Conclusion: Marx and Foucault on Freedom

There is a common thread running through all three of Foucault’s periods and it shows where he radically differs from Marx. Marx was committed to a strong theory of human freedom and development. He felt that the ultimate triumph of history would be the emergence of a society in which we could finally develop all sides of our nature. Despite its pessimistic analysis of liberal capitalist society, Marxism is fundamentally an optimistic (critics would say dangerously utopian) theory. According to Marx, eventually the contradictions latent in liberal capitalism will lead to its demise and the rise of a communist society, where freedom will be fully realized. There is none of this in Foucault. He occasionally gestures towards the need to resist the influence of power, and, near the end of his life, he seems to have been flirting with developing a more concrete set of ideas as to what emancipation would look like. Unfortunately, however, the general sense one gets when reading his work is that resistance, while admirable, is likely futile. Malicious forms of power will always exist, and even efforts to fight back that invoke principles like justice may just conceal insidious ambitions, aimed at establishing new forms of oppression.

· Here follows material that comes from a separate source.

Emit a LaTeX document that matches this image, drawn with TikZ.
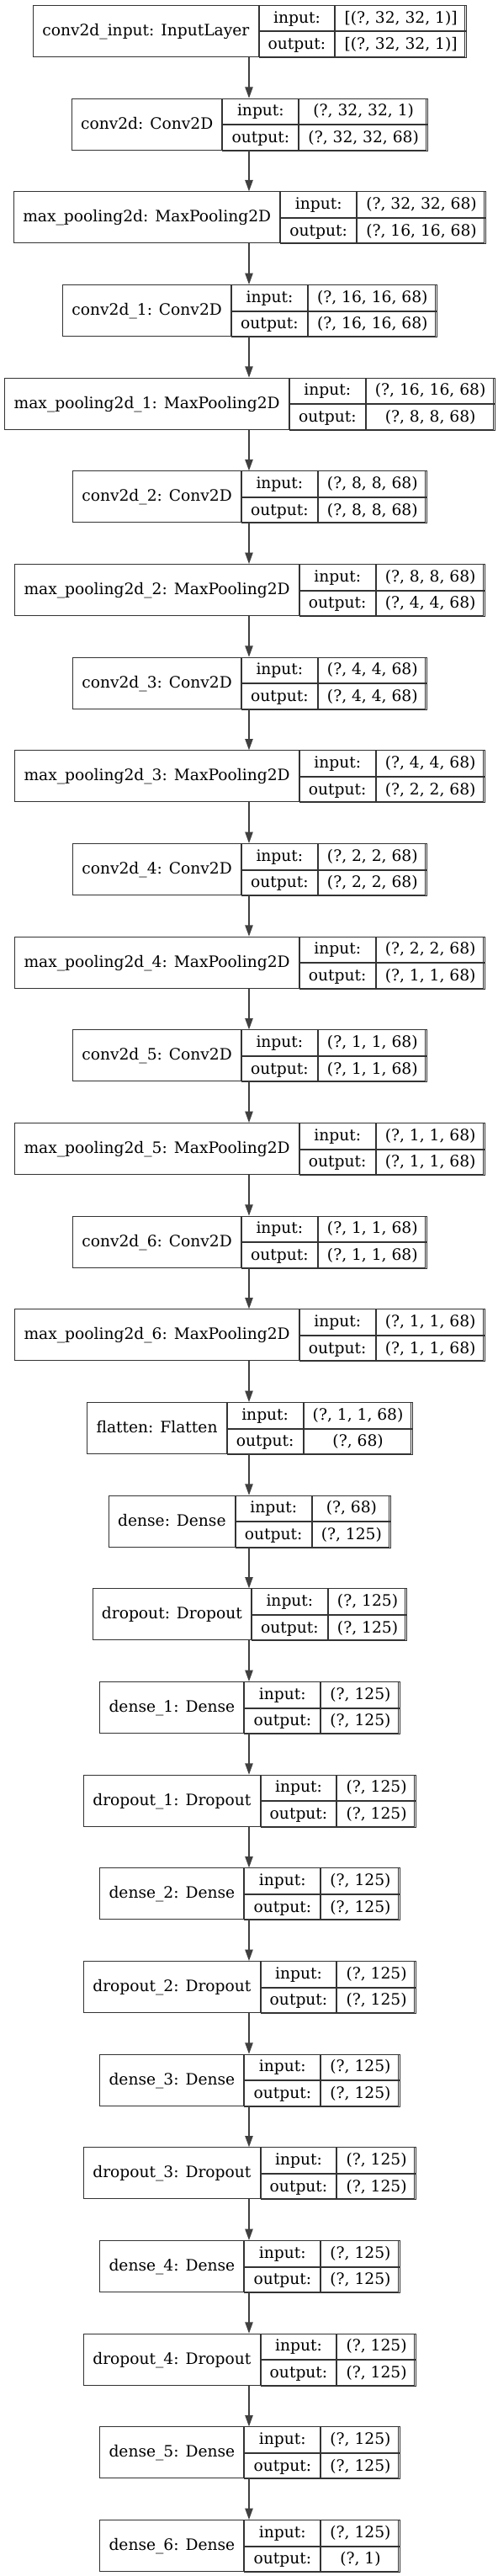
\documentclass[tikz,border=0pt]{standalone}
\usepackage{fontspec}
\setmainfont{DejaVu Serif}
\usetikzlibrary{arrows.meta}
\newlength\wlab \newlength\wmid \newlength\wval \newlength\wvalb
\newcommand\lf{\fontsize{14}{16.8}\selectfont}
\tikzset{
  boxfr/.style={draw=black!80, line width=0.75pt, inner sep=0pt, minimum height=45.75pt},
  cell/.style={draw=black!80, line width=0.75pt, inner sep=0pt, font=\lf, text height=10.2pt, text depth=2pt},
  arr/.style={draw=black!75, line width=1pt, -{Triangle[length=10pt,width=7pt]}}
}
\newcommand\layer[5]{%
  \pgfinterruptpicture
  \settowidth\wlab{\lf #3}\addtolength\wlab{16pt}\global\wlab=\wlab
  \settowidth\wmid{\lf output:}\addtolength\wmid{16pt}\global\wmid=\wmid
  \settowidth\wval{\lf #4}\settowidth\wvalb{\lf #5}%
  \ifdim\wvalb>\wval \wval=\wvalb\fi \addtolength\wval{16pt}\global\wval=\wval
  \endpgfinterruptpicture
  \pgfmathsetlengthmacro\tot{\wlab+\wmid+\wval}%
  \pgfmathsetlengthmacro\ytop{-4.5pt-83pt*#2}%
  \node[boxfr, minimum width=\tot, anchor=north] (#1) at (222pt,\ytop) {};
  \node[cell, minimum width=\wlab, minimum height=45.75pt, anchor=north west] (#1-l) at (#1.north west) {#3};
  \node[cell, minimum width=\wmid, minimum height=22.875pt, anchor=north west] (#1-i) at (#1-l.north east) {input:};
  \node[cell, minimum width=\wmid, minimum height=22.875pt, anchor=north west] (#1-o) at (#1-i.south west) {output:};
  \node[cell, minimum width=\wval, minimum height=22.875pt, anchor=north west] (#1-iv) at (#1-i.north east) {#4};
  \node[cell, minimum width=\wval, minimum height=22.875pt, anchor=north west] (#1-ov) at (#1-iv.south west) {#5};
}
\begin{document}
\begin{tikzpicture}
\useasboundingbox (0,0) rectangle (444pt,-2295.75pt);
\layer{n0}{0}{conv2d\_input: InputLayer}{[(?, 32, 32, 1)]}{[(?, 32, 32, 1)]}
\layer{n1}{1}{conv2d: Conv2D}{(?, 32, 32, 1)}{(?, 32, 32, 68)}
\layer{n2}{2}{max\_pooling2d: MaxPooling2D}{(?, 32, 32, 68)}{(?, 16, 16, 68)}
\layer{n3}{3}{conv2d\_1: Conv2D}{(?, 16, 16, 68)}{(?, 16, 16, 68)}
\layer{n4}{4}{max\_pooling2d\_1: MaxPooling2D}{(?, 16, 16, 68)}{(?, 8, 8, 68)}
\layer{n5}{5}{conv2d\_2: Conv2D}{(?, 8, 8, 68)}{(?, 8, 8, 68)}
\layer{n6}{6}{max\_pooling2d\_2: MaxPooling2D}{(?, 8, 8, 68)}{(?, 4, 4, 68)}
\layer{n7}{7}{conv2d\_3: Conv2D}{(?, 4, 4, 68)}{(?, 4, 4, 68)}
\layer{n8}{8}{max\_pooling2d\_3: MaxPooling2D}{(?, 4, 4, 68)}{(?, 2, 2, 68)}
\layer{n9}{9}{conv2d\_4: Conv2D}{(?, 2, 2, 68)}{(?, 2, 2, 68)}
\layer{n10}{10}{max\_pooling2d\_4: MaxPooling2D}{(?, 2, 2, 68)}{(?, 1, 1, 68)}
\layer{n11}{11}{conv2d\_5: Conv2D}{(?, 1, 1, 68)}{(?, 1, 1, 68)}
\layer{n12}{12}{max\_pooling2d\_5: MaxPooling2D}{(?, 1, 1, 68)}{(?, 1, 1, 68)}
\layer{n13}{13}{conv2d\_6: Conv2D}{(?, 1, 1, 68)}{(?, 1, 1, 68)}
\layer{n14}{14}{max\_pooling2d\_6: MaxPooling2D}{(?, 1, 1, 68)}{(?, 1, 1, 68)}
\layer{n15}{15}{flatten: Flatten}{(?, 1, 1, 68)}{(?, 68)}
\layer{n16}{16}{dense: Dense}{(?, 68)}{(?, 125)}
\layer{n17}{17}{dropout: Dropout}{(?, 125)}{(?, 125)}
\layer{n18}{18}{dense\_1: Dense}{(?, 125)}{(?, 125)}
\layer{n19}{19}{dropout\_1: Dropout}{(?, 125)}{(?, 125)}
\layer{n20}{20}{dense\_2: Dense}{(?, 125)}{(?, 125)}
\layer{n21}{21}{dropout\_2: Dropout}{(?, 125)}{(?, 125)}
\layer{n22}{22}{dense\_3: Dense}{(?, 125)}{(?, 125)}
\layer{n23}{23}{dropout\_3: Dropout}{(?, 125)}{(?, 125)}
\layer{n24}{24}{dense\_4: Dense}{(?, 125)}{(?, 125)}
\layer{n25}{25}{dropout\_4: Dropout}{(?, 125)}{(?, 125)}
\layer{n26}{26}{dense\_5: Dense}{(?, 125)}{(?, 125)}
\layer{n27}{27}{dense\_6: Dense}{(?, 125)}{(?, 1)}
\foreach \a [evaluate=\a as \b using int(\a+1)] in {0,...,26}
  \draw[arr] (n\a.south) -- (n\b.north);
\end{tikzpicture}
\end{document}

I agree with Habermas: this gloomy outlook means that there is an inherently conservative dimension to Foucault’s work. Like Edmund Burke—and like Jordan Peterson himself—Foucault believes that, while power can be productive, hierarchy and oppression will always be with us. We are inevitably bound up in the historical contexts in which we exist, framed as subjects of the social order of which we are a part. While some forms of resistance may be possible and even admirable, we should look on them with caution and recognize that they may just conceal deeper drives towards new kinds of oppression. Burke had a very similar appraisal of movements like the Jacobins and would have agreed with Foucault that any effort to demand bold emancipation in the name of justice can be dangerous. This pessimism is nowhere to be found in Marx, who could be a cynic, but was never a defeatist about humankind and its longing for freedom. In our strange postmodern world, I find his approach more refreshing than Foucault’s.